- _Source material_
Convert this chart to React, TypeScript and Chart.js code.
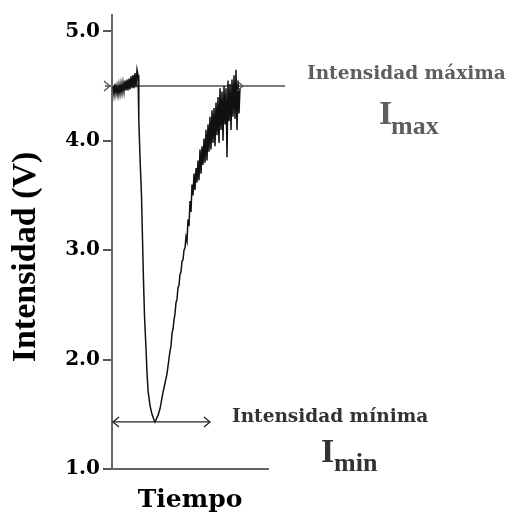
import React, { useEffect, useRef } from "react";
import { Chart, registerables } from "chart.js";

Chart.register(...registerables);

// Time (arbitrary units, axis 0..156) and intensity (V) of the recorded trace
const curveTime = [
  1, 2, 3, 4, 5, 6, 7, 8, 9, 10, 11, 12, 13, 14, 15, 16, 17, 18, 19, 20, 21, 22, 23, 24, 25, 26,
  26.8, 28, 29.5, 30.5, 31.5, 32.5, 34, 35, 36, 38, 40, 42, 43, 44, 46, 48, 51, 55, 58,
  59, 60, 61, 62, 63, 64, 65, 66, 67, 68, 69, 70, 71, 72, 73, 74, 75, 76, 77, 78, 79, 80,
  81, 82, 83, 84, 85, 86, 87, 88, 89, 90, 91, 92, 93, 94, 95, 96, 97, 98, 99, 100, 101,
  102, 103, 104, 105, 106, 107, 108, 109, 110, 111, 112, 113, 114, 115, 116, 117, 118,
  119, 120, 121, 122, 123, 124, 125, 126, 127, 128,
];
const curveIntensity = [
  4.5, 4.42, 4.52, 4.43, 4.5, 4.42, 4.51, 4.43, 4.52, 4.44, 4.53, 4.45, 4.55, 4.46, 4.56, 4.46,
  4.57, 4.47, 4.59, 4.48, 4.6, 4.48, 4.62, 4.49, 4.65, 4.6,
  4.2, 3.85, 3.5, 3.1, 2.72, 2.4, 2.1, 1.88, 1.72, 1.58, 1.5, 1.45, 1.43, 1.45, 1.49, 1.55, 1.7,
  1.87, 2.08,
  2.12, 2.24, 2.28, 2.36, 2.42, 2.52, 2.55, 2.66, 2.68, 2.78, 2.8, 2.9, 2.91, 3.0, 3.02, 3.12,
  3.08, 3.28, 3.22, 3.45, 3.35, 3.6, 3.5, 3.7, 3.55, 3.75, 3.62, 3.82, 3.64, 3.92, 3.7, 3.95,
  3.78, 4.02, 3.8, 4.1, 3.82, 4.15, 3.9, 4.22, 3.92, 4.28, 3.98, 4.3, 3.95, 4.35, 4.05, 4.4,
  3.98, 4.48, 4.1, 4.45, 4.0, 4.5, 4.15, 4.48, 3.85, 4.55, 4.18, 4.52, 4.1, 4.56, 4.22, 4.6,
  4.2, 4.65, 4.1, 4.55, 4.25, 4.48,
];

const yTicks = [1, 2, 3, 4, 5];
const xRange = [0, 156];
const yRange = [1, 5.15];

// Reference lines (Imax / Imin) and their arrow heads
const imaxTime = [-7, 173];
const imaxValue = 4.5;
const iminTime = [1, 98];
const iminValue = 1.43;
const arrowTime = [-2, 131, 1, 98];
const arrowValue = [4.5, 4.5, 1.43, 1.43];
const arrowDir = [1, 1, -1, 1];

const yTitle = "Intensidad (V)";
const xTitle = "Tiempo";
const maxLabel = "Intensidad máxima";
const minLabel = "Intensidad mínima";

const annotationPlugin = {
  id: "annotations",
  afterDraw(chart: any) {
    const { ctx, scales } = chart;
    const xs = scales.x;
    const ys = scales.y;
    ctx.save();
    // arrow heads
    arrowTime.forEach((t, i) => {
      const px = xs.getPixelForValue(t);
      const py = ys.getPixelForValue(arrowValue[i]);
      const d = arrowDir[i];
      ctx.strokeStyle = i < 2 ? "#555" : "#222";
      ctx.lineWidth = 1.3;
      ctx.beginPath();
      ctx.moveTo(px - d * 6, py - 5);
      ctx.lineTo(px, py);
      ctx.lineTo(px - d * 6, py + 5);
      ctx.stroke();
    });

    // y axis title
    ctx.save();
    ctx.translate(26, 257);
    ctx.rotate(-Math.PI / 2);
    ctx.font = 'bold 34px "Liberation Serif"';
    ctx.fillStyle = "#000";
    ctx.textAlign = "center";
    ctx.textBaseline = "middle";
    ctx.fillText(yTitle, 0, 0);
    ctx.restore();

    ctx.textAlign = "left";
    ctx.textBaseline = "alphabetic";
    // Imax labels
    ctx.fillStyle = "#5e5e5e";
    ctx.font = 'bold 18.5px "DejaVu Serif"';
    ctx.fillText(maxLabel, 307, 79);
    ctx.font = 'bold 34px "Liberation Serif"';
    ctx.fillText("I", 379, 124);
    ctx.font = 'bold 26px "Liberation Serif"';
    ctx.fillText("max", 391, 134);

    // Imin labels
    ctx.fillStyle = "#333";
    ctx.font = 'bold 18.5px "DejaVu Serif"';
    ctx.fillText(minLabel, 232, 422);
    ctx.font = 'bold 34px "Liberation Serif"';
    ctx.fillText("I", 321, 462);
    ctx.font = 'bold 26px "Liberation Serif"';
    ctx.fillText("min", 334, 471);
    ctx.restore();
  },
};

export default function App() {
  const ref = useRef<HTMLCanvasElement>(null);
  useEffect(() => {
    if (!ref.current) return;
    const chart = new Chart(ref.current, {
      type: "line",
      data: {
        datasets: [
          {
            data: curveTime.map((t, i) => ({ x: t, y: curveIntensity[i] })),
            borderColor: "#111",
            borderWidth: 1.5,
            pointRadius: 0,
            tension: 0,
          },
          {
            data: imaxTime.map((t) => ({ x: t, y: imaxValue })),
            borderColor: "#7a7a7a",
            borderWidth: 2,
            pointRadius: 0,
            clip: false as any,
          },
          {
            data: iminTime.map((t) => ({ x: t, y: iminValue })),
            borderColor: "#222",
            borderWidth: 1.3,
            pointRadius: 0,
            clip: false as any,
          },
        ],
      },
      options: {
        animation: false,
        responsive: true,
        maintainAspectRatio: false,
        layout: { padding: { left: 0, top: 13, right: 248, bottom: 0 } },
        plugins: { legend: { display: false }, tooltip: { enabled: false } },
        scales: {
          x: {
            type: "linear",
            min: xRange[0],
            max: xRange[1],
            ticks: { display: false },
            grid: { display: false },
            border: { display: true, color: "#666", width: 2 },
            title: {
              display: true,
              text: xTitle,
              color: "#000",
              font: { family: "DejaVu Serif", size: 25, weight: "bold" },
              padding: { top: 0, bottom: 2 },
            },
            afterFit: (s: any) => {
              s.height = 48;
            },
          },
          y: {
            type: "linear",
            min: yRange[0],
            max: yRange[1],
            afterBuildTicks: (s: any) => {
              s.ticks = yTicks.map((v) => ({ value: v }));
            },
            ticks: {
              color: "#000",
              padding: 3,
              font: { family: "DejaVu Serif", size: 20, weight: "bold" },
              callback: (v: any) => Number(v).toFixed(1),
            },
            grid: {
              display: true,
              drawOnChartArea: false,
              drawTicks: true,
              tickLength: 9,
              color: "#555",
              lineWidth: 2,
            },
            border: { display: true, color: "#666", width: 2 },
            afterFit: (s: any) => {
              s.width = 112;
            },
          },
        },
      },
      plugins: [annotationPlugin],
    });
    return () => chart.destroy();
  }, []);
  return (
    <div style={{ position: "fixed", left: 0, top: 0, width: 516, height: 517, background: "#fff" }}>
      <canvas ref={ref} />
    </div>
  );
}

- _Do this_
Repeat the listing above exactly, with no pictures.

- _Answer to the exercise_
Convert this chart to React, TypeScript and Chart.js code.
import React, { useEffect, useRef } from "react";
import { Chart, registerables } from "chart.js";

Chart.register(...registerables);

// Time (arbitrary units, axis 0..156) and intensity (V) of the recorded trace
const curveTime = [
  1, 2, 3, 4, 5, 6, 7, 8, 9, 10, 11, 12, 13, 14, 15, 16, 17, 18, 19, 20, 21, 22, 23, 24, 25, 26,
  26.8, 28, 29.5, 30.5, 31.5, 32.5, 34, 35, 36, 38, 40, 42, 43, 44, 46, 48, 51, 55, 58,
  59, 60, 61, 62, 63, 64, 65, 66, 67, 68, 69, 70, 71, 72, 73, 74, 75, 76, 77, 78, 79, 80,
  81, 82, 83, 84, 85, 86, 87, 88, 89, 90, 91, 92, 93, 94, 95, 96, 97, 98, 99, 100, 101,
  102, 103, 104, 105, 106, 107, 108, 109, 110, 111, 112, 113, 114, 115, 116, 117, 118,
  119, 120, 121, 122, 123, 124, 125, 126, 127, 128,
];
const curveIntensity = [
  4.5, 4.42, 4.52, 4.43, 4.5, 4.42, 4.51, 4.43, 4.52, 4.44, 4.53, 4.45, 4.55, 4.46, 4.56, 4.46,
  4.57, 4.47, 4.59, 4.48, 4.6, 4.48, 4.62, 4.49, 4.65, 4.6,
  4.2, 3.85, 3.5, 3.1, 2.72, 2.4, 2.1, 1.88, 1.72, 1.58, 1.5, 1.45, 1.43, 1.45, 1.49, 1.55, 1.7,
  1.87, 2.08,
  2.12, 2.24, 2.28, 2.36, 2.42, 2.52, 2.55, 2.66, 2.68, 2.78, 2.8, 2.9, 2.91, 3.0, 3.02, 3.12,
  3.08, 3.28, 3.22, 3.45, 3.35, 3.6, 3.5, 3.7, 3.55, 3.75, 3.62, 3.82, 3.64, 3.92, 3.7, 3.95,
  3.78, 4.02, 3.8, 4.1, 3.82, 4.15, 3.9, 4.22, 3.92, 4.28, 3.98, 4.3, 3.95, 4.35, 4.05, 4.4,
  3.98, 4.48, 4.1, 4.45, 4.0, 4.5, 4.15, 4.48, 3.85, 4.55, 4.18, 4.52, 4.1, 4.56, 4.22, 4.6,
  4.2, 4.65, 4.1, 4.55, 4.25, 4.48,
];

const yTicks = [1, 2, 3, 4, 5];
const xRange = [0, 156];
const yRange = [1, 5.15];

// Reference lines (Imax / Imin) and their arrow heads
const imaxTime = [-7, 173];
const imaxValue = 4.5;
const iminTime = [1, 98];
const iminValue = 1.43;
const arrowTime = [-2, 131, 1, 98];
const arrowValue = [4.5, 4.5, 1.43, 1.43];
const arrowDir = [1, 1, -1, 1];

const yTitle = "Intensidad (V)";
const xTitle = "Tiempo";
const maxLabel = "Intensidad máxima";
const minLabel = "Intensidad mínima";

const annotationPlugin = {
  id: "annotations",
  afterDraw(chart: any) {
    const { ctx, scales } = chart;
    const xs = scales.x;
    const ys = scales.y;
    ctx.save();
    // arrow heads
    arrowTime.forEach((t, i) => {
      const px = xs.getPixelForValue(t);
      const py = ys.getPixelForValue(arrowValue[i]);
      const d = arrowDir[i];
      ctx.strokeStyle = i < 2 ? "#555" : "#222";
      ctx.lineWidth = 1.3;
      ctx.beginPath();
      ctx.moveTo(px - d * 6, py - 5);
      ctx.lineTo(px, py);
      ctx.lineTo(px - d * 6, py + 5);
      ctx.stroke();
    });

    // y axis title
    ctx.save();
    ctx.translate(26, 257);
    ctx.rotate(-Math.PI / 2);
    ctx.font = 'bold 34px "Liberation Serif"';
    ctx.fillStyle = "#000";
    ctx.textAlign = "center";
    ctx.textBaseline = "middle";
    ctx.fillText(yTitle, 0, 0);
    ctx.restore();

    ctx.textAlign = "left";
    ctx.textBaseline = "alphabetic";
    // Imax labels
    ctx.fillStyle = "#5e5e5e";
    ctx.font = 'bold 18.5px "DejaVu Serif"';
    ctx.fillText(maxLabel, 307, 79);
    ctx.font = 'bold 34px "Liberation Serif"';
    ctx.fillText("I", 379, 124);
    ctx.font = 'bold 26px "Liberation Serif"';
    ctx.fillText("max", 391, 134);

    // Imin labels
    ctx.fillStyle = "#333";
    ctx.font = 'bold 18.5px "DejaVu Serif"';
    ctx.fillText(minLabel, 232, 422);
    ctx.font = 'bold 34px "Liberation Serif"';
    ctx.fillText("I", 321, 462);
    ctx.font = 'bold 26px "Liberation Serif"';
    ctx.fillText("min", 334, 471);
    ctx.restore();
  },
};

export default function App() {
  const ref = useRef<HTMLCanvasElement>(null);
  useEffect(() => {
    if (!ref.current) return;
    const chart = new Chart(ref.current, {
      type: "line",
      data: {
        datasets: [
          {
            data: curveTime.map((t, i) => ({ x: t, y: curveIntensity[i] })),
            borderColor: "#111",
            borderWidth: 1.5,
            pointRadius: 0,
            tension: 0,
          },
          {
            data: imaxTime.map((t) => ({ x: t, y: imaxValue })),
            borderColor: "#7a7a7a",
            borderWidth: 2,
            pointRadius: 0,
            clip: false as any,
          },
          {
            data: iminTime.map((t) => ({ x: t, y: iminValue })),
            borderColor: "#222",
            borderWidth: 1.3,
            pointRadius: 0,
            clip: false as any,
          },
        ],
      },
      options: {
        animation: false,
        responsive: true,
        maintainAspectRatio: false,
        layout: { padding: { left: 0, top: 13, right: 248, bottom: 0 } },
        plugins: { legend: { display: false }, tooltip: { enabled: false } },
        scales: {
          x: {
            type: "linear",
            min: xRange[0],
            max: xRange[1],
            ticks: { display: false },
            grid: { display: false },
            border: { display: true, color: "#666", width: 2 },
            title: {
              display: true,
              text: xTitle,
              color: "#000",
              font: { family: "DejaVu Serif", size: 25, weight: "bold" },
              padding: { top: 0, bottom: 2 },
            },
            afterFit: (s: any) => {
              s.height = 48;
            },
          },
          y: {
            type: "linear",
            min: yRange[0],
            max: yRange[1],
            afterBuildTicks: (s: any) => {
              s.ticks = yTicks.map((v) => ({ value: v }));
            },
            ticks: {
              color: "#000",
              padding: 3,
              font: { family: "DejaVu Serif", size: 20, weight: "bold" },
              callback: (v: any) => Number(v).toFixed(1),
            },
            grid: {
              display: true,
              drawOnChartArea: false,
              drawTicks: true,
              tickLength: 9,
              color: "#555",
              lineWidth: 2,
            },
            border: { display: true, color: "#666", width: 2 },
            afterFit: (s: any) => {
              s.width = 112;
            },
          },
        },
      },
      plugins: [annotationPlugin],
    });
    return () => chart.destroy();
  }, []);
  return (
    <div style={{ position: "fixed", left: 0, top: 0, width: 516, height: 517, background: "#fff" }}>
      <canvas ref={ref} />
    </div>
  );
}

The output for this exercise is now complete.